═══ RECORDS FOR THE EXERCISE

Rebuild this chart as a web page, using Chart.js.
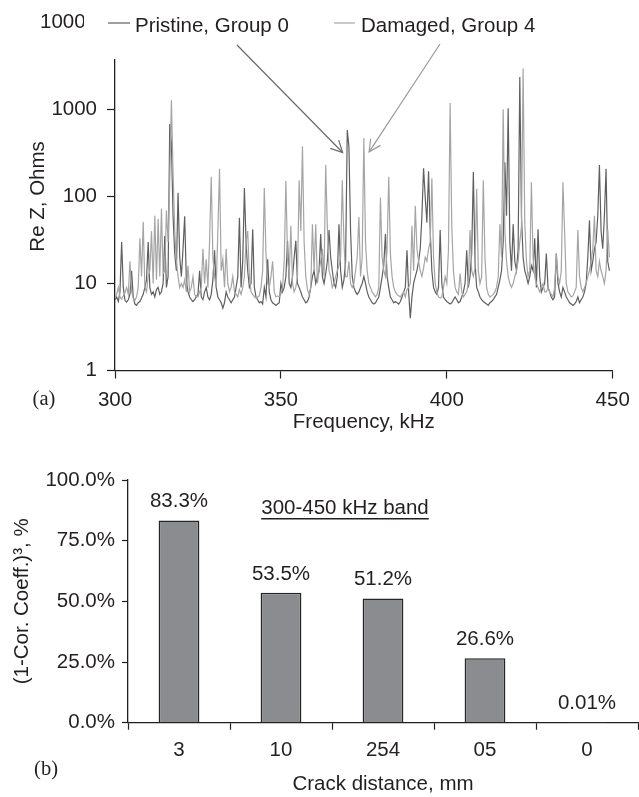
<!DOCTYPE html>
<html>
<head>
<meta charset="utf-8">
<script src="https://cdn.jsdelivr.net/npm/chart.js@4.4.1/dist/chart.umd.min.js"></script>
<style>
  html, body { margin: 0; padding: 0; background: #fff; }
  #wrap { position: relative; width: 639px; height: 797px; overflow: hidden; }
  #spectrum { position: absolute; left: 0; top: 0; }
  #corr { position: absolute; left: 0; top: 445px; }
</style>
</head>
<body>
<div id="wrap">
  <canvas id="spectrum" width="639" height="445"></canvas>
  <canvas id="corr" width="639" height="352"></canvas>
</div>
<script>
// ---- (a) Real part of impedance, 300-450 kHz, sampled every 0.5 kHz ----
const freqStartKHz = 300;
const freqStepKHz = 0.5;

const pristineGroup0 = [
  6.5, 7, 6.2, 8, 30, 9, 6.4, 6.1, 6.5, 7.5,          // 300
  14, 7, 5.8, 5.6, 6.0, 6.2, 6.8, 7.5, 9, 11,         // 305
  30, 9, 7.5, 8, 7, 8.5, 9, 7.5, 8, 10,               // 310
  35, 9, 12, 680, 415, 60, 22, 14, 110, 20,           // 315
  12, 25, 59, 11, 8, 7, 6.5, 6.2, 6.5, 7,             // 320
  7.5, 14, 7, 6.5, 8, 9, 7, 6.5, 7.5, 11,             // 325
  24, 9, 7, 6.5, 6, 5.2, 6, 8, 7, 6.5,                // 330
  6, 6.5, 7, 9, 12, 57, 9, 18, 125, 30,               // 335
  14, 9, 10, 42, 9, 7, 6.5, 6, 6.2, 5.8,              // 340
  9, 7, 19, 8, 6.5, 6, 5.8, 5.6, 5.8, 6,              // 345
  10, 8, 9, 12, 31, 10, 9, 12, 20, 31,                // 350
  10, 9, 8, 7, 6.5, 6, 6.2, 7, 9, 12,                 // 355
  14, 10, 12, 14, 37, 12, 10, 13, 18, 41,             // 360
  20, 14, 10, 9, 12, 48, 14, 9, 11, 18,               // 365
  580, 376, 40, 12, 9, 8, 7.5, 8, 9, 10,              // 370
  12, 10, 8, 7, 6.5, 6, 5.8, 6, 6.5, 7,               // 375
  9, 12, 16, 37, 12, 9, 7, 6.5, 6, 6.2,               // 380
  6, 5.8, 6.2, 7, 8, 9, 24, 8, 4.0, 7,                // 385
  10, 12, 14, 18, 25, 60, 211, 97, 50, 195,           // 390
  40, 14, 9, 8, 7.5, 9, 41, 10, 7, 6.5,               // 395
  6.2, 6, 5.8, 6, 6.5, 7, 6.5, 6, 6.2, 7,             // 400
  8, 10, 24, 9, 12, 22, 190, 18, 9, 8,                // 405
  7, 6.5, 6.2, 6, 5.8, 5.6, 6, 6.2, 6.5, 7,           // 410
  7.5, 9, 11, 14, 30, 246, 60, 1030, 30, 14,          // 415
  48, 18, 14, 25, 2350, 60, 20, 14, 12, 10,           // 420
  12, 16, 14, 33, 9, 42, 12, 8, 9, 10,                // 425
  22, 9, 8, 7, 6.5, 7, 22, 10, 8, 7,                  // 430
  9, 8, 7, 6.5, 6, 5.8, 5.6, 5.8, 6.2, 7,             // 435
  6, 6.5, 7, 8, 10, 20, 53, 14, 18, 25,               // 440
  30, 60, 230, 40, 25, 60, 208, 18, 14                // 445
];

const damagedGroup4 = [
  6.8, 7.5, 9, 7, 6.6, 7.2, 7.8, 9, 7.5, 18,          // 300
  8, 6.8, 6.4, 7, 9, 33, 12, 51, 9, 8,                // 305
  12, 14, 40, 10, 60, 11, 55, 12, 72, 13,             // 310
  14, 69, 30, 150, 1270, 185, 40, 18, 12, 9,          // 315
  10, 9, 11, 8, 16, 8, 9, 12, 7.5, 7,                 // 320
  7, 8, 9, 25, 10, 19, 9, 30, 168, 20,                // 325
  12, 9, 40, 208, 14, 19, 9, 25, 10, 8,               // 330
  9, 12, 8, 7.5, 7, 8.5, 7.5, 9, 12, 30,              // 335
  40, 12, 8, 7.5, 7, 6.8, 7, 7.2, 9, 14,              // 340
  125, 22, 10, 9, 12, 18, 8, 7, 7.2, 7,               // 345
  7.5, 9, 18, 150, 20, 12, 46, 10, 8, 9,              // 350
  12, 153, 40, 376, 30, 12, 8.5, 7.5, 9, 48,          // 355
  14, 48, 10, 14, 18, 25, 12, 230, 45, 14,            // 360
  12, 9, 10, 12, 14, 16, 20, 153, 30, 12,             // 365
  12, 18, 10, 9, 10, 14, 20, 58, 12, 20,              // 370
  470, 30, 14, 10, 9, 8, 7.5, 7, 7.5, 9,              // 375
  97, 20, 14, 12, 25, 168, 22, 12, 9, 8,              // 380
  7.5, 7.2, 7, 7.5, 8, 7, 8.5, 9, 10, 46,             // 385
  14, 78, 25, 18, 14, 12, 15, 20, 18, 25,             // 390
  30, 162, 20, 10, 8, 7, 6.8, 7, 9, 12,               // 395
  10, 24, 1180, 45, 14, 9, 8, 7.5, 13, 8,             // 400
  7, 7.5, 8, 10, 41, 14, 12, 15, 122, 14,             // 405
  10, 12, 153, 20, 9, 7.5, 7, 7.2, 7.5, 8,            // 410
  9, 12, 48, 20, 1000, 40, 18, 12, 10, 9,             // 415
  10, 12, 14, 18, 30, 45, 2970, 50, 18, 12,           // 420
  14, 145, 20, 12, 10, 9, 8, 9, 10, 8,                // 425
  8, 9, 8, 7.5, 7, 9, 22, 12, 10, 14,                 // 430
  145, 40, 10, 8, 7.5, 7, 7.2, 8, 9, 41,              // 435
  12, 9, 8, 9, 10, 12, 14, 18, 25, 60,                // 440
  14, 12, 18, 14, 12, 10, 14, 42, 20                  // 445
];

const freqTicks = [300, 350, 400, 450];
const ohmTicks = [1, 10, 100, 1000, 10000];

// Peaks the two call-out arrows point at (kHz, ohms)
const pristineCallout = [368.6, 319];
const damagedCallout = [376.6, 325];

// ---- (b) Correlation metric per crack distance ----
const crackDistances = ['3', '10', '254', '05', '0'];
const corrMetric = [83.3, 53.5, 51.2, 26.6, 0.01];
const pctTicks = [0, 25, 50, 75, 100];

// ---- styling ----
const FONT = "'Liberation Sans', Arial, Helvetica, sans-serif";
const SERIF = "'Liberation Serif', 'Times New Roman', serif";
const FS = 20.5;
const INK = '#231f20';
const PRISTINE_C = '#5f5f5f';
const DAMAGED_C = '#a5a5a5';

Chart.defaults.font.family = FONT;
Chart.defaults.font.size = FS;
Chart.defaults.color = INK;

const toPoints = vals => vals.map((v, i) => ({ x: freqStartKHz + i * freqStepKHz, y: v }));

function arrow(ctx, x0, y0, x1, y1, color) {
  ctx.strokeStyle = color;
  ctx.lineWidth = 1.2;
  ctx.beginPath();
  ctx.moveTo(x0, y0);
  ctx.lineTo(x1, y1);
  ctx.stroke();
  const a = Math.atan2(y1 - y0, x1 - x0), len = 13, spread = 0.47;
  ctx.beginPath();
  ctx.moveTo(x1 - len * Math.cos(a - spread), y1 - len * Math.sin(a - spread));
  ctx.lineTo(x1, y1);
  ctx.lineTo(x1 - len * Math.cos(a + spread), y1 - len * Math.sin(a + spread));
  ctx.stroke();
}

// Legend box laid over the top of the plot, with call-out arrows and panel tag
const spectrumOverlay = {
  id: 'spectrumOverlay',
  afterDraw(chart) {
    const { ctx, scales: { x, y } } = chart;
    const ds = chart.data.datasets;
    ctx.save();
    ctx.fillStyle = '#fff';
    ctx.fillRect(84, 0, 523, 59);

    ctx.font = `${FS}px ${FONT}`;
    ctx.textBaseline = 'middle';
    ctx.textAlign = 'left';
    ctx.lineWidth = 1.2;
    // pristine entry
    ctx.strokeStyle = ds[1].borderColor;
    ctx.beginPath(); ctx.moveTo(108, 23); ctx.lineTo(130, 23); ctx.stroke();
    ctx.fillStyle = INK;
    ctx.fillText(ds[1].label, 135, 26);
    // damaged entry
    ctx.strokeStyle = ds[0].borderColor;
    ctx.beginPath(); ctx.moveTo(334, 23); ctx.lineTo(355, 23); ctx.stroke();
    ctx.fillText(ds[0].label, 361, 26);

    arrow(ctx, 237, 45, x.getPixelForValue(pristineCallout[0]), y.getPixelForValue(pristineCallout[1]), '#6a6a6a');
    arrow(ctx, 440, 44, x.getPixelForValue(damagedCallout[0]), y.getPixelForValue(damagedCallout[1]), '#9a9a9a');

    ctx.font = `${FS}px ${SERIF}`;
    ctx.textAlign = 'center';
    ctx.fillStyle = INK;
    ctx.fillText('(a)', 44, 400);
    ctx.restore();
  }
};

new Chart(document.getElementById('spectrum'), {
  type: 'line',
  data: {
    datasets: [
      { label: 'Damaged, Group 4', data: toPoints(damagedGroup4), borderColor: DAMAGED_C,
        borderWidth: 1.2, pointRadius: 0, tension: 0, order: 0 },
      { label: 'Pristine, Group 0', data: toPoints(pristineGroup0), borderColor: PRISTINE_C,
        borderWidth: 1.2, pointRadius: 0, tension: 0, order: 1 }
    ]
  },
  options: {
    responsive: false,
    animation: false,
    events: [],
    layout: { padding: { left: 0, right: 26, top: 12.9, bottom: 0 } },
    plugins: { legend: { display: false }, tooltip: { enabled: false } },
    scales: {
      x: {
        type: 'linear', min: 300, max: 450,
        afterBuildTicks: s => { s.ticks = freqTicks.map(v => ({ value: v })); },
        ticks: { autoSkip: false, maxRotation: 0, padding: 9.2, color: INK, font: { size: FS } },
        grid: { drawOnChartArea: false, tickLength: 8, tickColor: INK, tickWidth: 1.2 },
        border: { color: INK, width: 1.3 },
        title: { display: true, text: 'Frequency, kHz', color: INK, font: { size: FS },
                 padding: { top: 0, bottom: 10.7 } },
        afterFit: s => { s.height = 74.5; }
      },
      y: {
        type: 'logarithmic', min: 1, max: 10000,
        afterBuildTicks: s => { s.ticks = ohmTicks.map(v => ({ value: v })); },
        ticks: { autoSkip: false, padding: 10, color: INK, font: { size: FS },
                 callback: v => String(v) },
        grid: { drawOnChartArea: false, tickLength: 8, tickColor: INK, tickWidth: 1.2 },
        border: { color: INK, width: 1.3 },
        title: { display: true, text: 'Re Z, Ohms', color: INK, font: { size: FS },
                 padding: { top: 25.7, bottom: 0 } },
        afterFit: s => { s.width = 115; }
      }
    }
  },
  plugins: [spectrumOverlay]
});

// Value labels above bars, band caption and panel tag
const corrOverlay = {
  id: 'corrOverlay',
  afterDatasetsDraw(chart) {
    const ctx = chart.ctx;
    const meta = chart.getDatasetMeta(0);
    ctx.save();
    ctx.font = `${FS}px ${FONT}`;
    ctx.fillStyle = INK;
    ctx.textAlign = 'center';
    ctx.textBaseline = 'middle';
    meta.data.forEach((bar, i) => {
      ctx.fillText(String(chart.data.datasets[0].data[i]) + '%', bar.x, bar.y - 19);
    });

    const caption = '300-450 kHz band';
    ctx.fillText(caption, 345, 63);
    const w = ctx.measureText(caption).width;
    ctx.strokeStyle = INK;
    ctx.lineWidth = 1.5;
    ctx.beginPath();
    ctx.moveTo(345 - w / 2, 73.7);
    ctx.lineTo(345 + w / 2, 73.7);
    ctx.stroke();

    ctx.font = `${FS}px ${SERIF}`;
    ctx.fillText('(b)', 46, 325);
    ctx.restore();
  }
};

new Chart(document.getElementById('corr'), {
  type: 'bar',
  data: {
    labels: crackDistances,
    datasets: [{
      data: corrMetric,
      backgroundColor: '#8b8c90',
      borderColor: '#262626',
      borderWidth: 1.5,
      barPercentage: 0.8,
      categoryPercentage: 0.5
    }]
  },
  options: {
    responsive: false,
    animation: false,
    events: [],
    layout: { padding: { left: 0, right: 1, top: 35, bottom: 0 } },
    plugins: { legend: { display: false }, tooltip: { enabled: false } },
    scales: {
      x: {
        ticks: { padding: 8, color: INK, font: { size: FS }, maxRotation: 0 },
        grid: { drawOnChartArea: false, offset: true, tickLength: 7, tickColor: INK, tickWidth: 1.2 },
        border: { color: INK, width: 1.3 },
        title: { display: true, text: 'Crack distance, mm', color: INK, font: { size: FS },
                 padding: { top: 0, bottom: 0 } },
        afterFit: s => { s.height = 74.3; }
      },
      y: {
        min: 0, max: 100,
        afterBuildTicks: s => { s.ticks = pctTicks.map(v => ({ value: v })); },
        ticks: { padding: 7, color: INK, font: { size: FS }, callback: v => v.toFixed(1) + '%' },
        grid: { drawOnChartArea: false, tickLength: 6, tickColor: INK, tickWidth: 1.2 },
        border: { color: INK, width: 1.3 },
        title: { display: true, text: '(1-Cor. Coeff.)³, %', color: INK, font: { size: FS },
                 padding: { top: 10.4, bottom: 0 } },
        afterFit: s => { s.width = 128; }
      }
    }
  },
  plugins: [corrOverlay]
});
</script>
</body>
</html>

══════
═══ RECORDS FOR THE EXERCISE

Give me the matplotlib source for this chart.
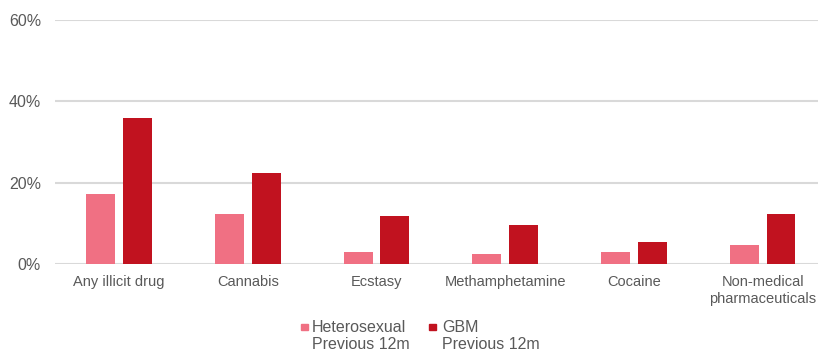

══════
═══ RECORDS FOR THE EXERCISE

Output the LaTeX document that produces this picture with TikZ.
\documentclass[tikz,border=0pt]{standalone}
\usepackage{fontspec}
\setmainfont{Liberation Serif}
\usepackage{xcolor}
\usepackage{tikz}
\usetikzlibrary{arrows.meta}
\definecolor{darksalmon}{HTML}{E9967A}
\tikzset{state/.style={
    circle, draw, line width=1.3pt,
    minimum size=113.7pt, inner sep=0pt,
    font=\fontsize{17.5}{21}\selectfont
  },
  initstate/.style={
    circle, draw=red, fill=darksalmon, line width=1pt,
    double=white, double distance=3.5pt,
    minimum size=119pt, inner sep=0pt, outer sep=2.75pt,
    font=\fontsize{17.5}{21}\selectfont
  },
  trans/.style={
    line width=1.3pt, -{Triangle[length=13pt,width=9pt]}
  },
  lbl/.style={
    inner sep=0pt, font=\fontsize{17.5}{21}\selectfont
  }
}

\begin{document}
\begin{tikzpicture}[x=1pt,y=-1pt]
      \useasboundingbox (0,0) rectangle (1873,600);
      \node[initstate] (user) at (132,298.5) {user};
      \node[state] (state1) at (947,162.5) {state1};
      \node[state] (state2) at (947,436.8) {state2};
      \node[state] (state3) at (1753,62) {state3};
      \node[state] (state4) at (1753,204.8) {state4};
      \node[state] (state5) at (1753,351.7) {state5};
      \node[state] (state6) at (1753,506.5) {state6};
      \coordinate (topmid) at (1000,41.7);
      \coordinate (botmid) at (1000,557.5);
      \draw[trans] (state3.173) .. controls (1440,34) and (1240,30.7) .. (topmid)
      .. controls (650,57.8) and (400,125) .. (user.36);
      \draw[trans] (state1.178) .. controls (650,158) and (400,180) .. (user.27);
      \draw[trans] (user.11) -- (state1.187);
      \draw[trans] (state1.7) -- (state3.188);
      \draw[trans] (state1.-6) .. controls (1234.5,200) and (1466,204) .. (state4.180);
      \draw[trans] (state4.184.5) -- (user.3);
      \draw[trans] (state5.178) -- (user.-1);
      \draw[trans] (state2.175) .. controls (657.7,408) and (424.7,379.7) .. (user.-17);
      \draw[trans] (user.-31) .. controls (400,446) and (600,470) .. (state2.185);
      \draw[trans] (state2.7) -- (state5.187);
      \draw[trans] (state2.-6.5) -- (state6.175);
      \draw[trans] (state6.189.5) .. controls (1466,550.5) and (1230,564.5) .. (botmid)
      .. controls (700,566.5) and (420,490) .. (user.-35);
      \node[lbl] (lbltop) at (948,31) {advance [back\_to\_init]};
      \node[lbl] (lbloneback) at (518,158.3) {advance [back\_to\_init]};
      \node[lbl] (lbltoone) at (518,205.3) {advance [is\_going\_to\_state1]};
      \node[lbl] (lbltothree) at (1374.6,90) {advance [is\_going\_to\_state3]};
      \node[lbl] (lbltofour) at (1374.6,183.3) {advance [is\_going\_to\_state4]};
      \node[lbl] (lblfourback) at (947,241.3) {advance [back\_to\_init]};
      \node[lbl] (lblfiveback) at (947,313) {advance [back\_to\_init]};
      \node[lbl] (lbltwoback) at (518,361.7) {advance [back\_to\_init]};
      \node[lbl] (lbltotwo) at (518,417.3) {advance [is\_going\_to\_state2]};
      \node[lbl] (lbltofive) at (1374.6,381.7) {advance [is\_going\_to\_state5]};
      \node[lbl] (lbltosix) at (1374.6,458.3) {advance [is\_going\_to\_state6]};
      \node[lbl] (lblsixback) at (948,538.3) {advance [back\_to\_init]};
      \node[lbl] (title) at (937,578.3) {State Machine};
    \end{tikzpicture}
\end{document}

══════

§ **TASK TO COMPLETE**
Retype exactly the lines from the one with "Rebuild this chart" through the one with "const freqStepKHz = 0.5;", both included, and nothing else; leave out the pictures.

§ **CORRECT ANSWER**
Rebuild this chart as a web page, using Chart.js.
<!DOCTYPE html>
<html>
<head>
<meta charset="utf-8">
<script src="https://cdn.jsdelivr.net/npm/chart.js@4.4.1/dist/chart.umd.min.js"></script>
<style>
  html, body { margin: 0; padding: 0; background: #fff; }
  #wrap { position: relative; width: 639px; height: 797px; overflow: hidden; }
  #spectrum { position: absolute; left: 0; top: 0; }
  #corr { position: absolute; left: 0; top: 445px; }
</style>
</head>
<body>
<div id="wrap">
  <canvas id="spectrum" width="639" height="445"></canvas>
  <canvas id="corr" width="639" height="352"></canvas>
</div>
<script>
// ---- (a) Real part of impedance, 300-450 kHz, sampled every 0.5 kHz ----
const freqStartKHz = 300;
const freqStepKHz = 0.5;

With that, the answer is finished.